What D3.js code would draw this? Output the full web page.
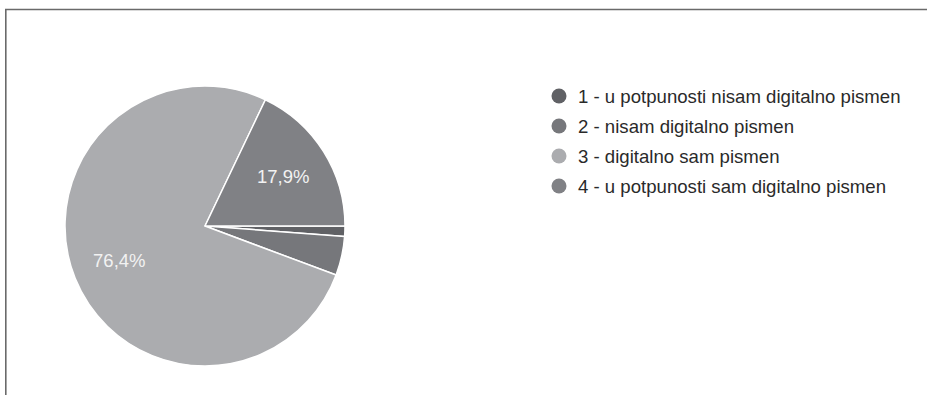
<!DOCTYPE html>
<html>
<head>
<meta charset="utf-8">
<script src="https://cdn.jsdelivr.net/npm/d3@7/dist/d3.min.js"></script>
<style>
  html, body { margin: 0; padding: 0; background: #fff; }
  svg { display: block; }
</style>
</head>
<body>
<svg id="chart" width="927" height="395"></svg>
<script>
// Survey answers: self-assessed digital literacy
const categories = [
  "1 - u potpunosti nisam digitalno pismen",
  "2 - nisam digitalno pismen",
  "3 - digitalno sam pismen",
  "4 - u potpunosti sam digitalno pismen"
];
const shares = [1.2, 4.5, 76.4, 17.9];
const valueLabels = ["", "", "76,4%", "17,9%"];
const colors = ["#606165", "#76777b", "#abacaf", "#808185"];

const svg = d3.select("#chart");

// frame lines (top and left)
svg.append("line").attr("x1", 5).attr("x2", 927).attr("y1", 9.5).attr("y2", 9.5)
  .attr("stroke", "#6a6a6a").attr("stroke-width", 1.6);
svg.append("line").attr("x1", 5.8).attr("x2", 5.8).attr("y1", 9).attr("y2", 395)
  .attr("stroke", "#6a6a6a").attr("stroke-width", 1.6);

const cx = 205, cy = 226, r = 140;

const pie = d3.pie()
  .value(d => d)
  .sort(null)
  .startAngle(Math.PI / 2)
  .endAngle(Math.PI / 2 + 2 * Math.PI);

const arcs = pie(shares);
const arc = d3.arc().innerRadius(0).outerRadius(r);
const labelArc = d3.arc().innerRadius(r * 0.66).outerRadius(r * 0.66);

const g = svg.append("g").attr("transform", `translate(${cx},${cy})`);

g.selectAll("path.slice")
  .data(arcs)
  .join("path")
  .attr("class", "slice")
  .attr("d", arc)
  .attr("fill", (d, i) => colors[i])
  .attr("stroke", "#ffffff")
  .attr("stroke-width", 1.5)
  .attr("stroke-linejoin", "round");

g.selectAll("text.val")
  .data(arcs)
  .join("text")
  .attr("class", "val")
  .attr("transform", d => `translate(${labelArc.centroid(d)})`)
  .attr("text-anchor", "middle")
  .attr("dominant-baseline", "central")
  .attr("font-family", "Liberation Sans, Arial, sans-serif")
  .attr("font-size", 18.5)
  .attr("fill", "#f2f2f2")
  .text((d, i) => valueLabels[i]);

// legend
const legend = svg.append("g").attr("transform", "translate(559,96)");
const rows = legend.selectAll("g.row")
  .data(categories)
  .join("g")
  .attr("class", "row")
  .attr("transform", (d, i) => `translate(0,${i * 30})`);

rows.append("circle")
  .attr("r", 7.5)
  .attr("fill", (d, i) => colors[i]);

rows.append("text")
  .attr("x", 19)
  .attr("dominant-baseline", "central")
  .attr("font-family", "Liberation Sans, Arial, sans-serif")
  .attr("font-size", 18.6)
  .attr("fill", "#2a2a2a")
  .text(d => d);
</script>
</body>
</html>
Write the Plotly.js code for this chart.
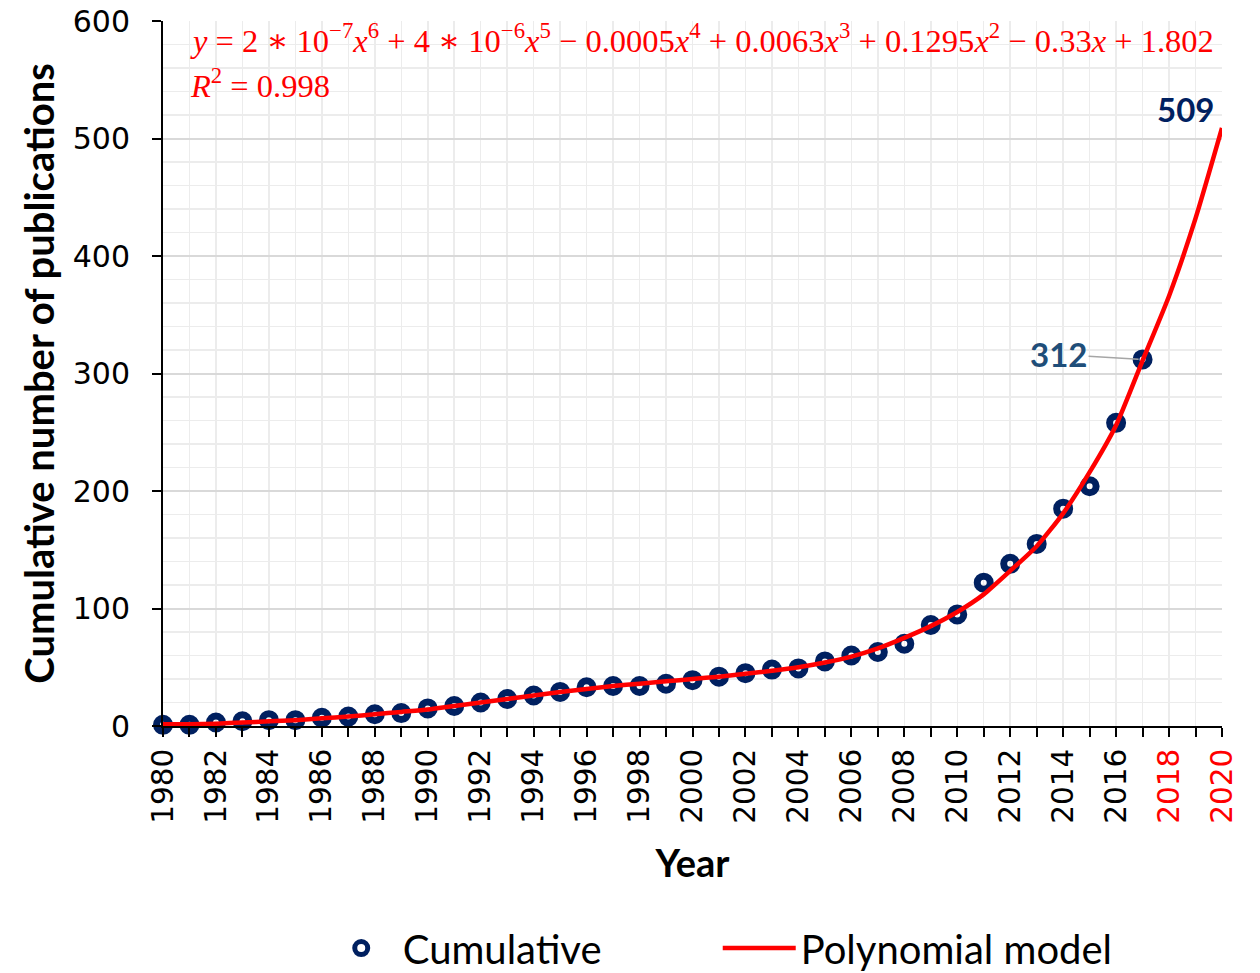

EXERCISE DESCRIPTION:
Go through the listing above and quote it exactly, apart from its images.

RESULT OF THIS TASK:
What D3.js code would draw this? Output the full web page.
<!DOCTYPE html>
<html>
<head>
<meta charset="utf-8">
<script src="https://cdn.jsdelivr.net/npm/d3@7/dist/d3.min.js"></script>
<style>
  html, body { margin: 0; padding: 0; background: #fff; }
  svg { display: block; }
</style>
</head>
<body>
<svg id="chart" width="927" height="395"></svg>
<script>
// Survey answers: self-assessed digital literacy
const categories = [
  "1 - u potpunosti nisam digitalno pismen",
  "2 - nisam digitalno pismen",
  "3 - digitalno sam pismen",
  "4 - u potpunosti sam digitalno pismen"
];
const shares = [1.2, 4.5, 76.4, 17.9];
const valueLabels = ["", "", "76,4%", "17,9%"];
const colors = ["#606165", "#76777b", "#abacaf", "#808185"];

const svg = d3.select("#chart");

// frame lines (top and left)
svg.append("line").attr("x1", 5).attr("x2", 927).attr("y1", 9.5).attr("y2", 9.5)
  .attr("stroke", "#6a6a6a").attr("stroke-width", 1.6);
svg.append("line").attr("x1", 5.8).attr("x2", 5.8).attr("y1", 9).attr("y2", 395)
  .attr("stroke", "#6a6a6a").attr("stroke-width", 1.6);

const cx = 205, cy = 226, r = 140;

const pie = d3.pie()
  .value(d => d)
  .sort(null)
  .startAngle(Math.PI / 2)
  .endAngle(Math.PI / 2 + 2 * Math.PI);

const arcs = pie(shares);
const arc = d3.arc().innerRadius(0).outerRadius(r);
const labelArc = d3.arc().innerRadius(r * 0.66).outerRadius(r * 0.66);

const g = svg.append("g").attr("transform", `translate(${cx},${cy})`);

g.selectAll("path.slice")
  .data(arcs)
  .join("path")
  .attr("class", "slice")
  .attr("d", arc)
  .attr("fill", (d, i) => colors[i])
  .attr("stroke", "#ffffff")
  .attr("stroke-width", 1.5)
  .attr("stroke-linejoin", "round");

g.selectAll("text.val")
  .data(arcs)
  .join("text")
  .attr("class", "val")
  .attr("transform", d => `translate(${labelArc.centroid(d)})`)
  .attr("text-anchor", "middle")
  .attr("dominant-baseline", "central")
  .attr("font-family", "Liberation Sans, Arial, sans-serif")
  .attr("font-size", 18.5)
  .attr("fill", "#f2f2f2")
  .text((d, i) => valueLabels[i]);

// legend
const legend = svg.append("g").attr("transform", "translate(559,96)");
const rows = legend.selectAll("g.row")
  .data(categories)
  .join("g")
  .attr("class", "row")
  .attr("transform", (d, i) => `translate(0,${i * 30})`);

rows.append("circle")
  .attr("r", 7.5)
  .attr("fill", (d, i) => colors[i]);

rows.append("text")
  .attr("x", 19)
  .attr("dominant-baseline", "central")
  .attr("font-family", "Liberation Sans, Arial, sans-serif")
  .attr("font-size", 18.6)
  .attr("fill", "#2a2a2a")
  .text(d => d);
</script>
</body>
</html>
Write the Plotly.js code for this chart.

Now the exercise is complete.